• _Your objective_: Copy the data exactly; pictures stay out of the copy.

• _Data extract_:
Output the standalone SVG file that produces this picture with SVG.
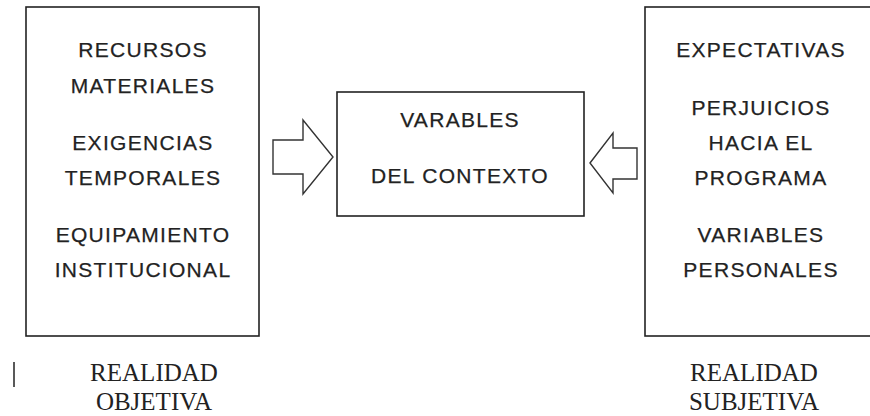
<svg xmlns="http://www.w3.org/2000/svg" width="870" height="416" viewBox="0 0 870 416">
<style>
.box{fill:#fff;stroke:#222;stroke-width:1.6}
.arrow{fill:#fff;stroke:#333;stroke-width:1.4;stroke-linejoin:miter}
.t{font-family:"Liberation Sans",Arial,sans-serif;font-size:21px;letter-spacing:1.3px;fill:#222;stroke:#222;stroke-width:0.25;text-anchor:middle}
.s{font-family:"Liberation Serif","Times New Roman",serif;font-size:25px;fill:#222;text-anchor:middle}
</style>
<rect width="870" height="416" fill="#fff"/>
<g id="objetiva">
<rect class="box" x="26" y="7" width="233" height="329"/>
<text class="t" x="143" y="57">RECURSOS</text>
<text class="t" x="143" y="93">MATERIALES</text>
<text class="t" x="143" y="150">EXIGENCIAS</text>
<text class="t" x="143" y="185">TEMPORALES</text>
<text class="t" x="143" y="242">EQUIPAMIENTO</text>
<text class="t" x="143" y="277">INSTITUCIONAL</text>
</g>
<g id="contexto">
<rect class="box" x="337" y="92" width="247" height="124"/>
<text class="t" x="460" y="127">VARABLES</text>
<text class="t" x="460" y="183">DEL CONTEXTO</text>
</g>
<g id="subjetiva">
<rect class="box" x="645" y="7" width="240" height="329"/>
<text class="t" x="761" y="57">EXPECTATIVAS</text>
<text class="t" x="761" y="115">PERJUICIOS</text>
<text class="t" x="761" y="150">HACIA EL</text>
<text class="t" x="761" y="185">PROGRAMA</text>
<text class="t" x="761" y="242">VARIABLES</text>
<text class="t" x="761" y="277">PERSONALES</text>
</g>
<g id="connectors">
<polygon class="arrow" points="273,140 303,140 303,120 333,157 303,194 303,174 273,174"/>
<polygon class="arrow" points="590,163 613,133 613,148 637,148 637,179 613,179 613,193"/>
</g>
<g id="labels">
<line x1="14" y1="362" x2="14" y2="387" stroke="#222" stroke-width="1.5"/>
<text class="s" x="154" y="381">REALIDAD</text>
<text class="s" x="154" y="410">OBJETIVA</text>
<text class="s" x="754" y="381">REALIDAD</text>
<text class="s" x="754" y="410">SUBJETIVA</text>
</g>
</svg>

• _Solution_:
Output the standalone SVG file that produces this picture with SVG.
<svg xmlns="http://www.w3.org/2000/svg" width="870" height="416" viewBox="0 0 870 416">
<style>
.box{fill:#fff;stroke:#222;stroke-width:1.6}
.arrow{fill:#fff;stroke:#333;stroke-width:1.4;stroke-linejoin:miter}
.t{font-family:"Liberation Sans",Arial,sans-serif;font-size:21px;letter-spacing:1.3px;fill:#222;stroke:#222;stroke-width:0.25;text-anchor:middle}
.s{font-family:"Liberation Serif","Times New Roman",serif;font-size:25px;fill:#222;text-anchor:middle}
</style>
<rect width="870" height="416" fill="#fff"/>
<g id="objetiva">
<rect class="box" x="26" y="7" width="233" height="329"/>
<text class="t" x="143" y="57">RECURSOS</text>
<text class="t" x="143" y="93">MATERIALES</text>
<text class="t" x="143" y="150">EXIGENCIAS</text>
<text class="t" x="143" y="185">TEMPORALES</text>
<text class="t" x="143" y="242">EQUIPAMIENTO</text>
<text class="t" x="143" y="277">INSTITUCIONAL</text>
</g>
<g id="contexto">
<rect class="box" x="337" y="92" width="247" height="124"/>
<text class="t" x="460" y="127">VARABLES</text>
<text class="t" x="460" y="183">DEL CONTEXTO</text>
</g>
<g id="subjetiva">
<rect class="box" x="645" y="7" width="240" height="329"/>
<text class="t" x="761" y="57">EXPECTATIVAS</text>
<text class="t" x="761" y="115">PERJUICIOS</text>
<text class="t" x="761" y="150">HACIA EL</text>
<text class="t" x="761" y="185">PROGRAMA</text>
<text class="t" x="761" y="242">VARIABLES</text>
<text class="t" x="761" y="277">PERSONALES</text>
</g>
<g id="connectors">
<polygon class="arrow" points="273,140 303,140 303,120 333,157 303,194 303,174 273,174"/>
<polygon class="arrow" points="590,163 613,133 613,148 637,148 637,179 613,179 613,193"/>
</g>
<g id="labels">
<line x1="14" y1="362" x2="14" y2="387" stroke="#222" stroke-width="1.5"/>
<text class="s" x="154" y="381">REALIDAD</text>
<text class="s" x="154" y="410">OBJETIVA</text>
<text class="s" x="754" y="381">REALIDAD</text>
<text class="s" x="754" y="410">SUBJETIVA</text>
</g>
</svg>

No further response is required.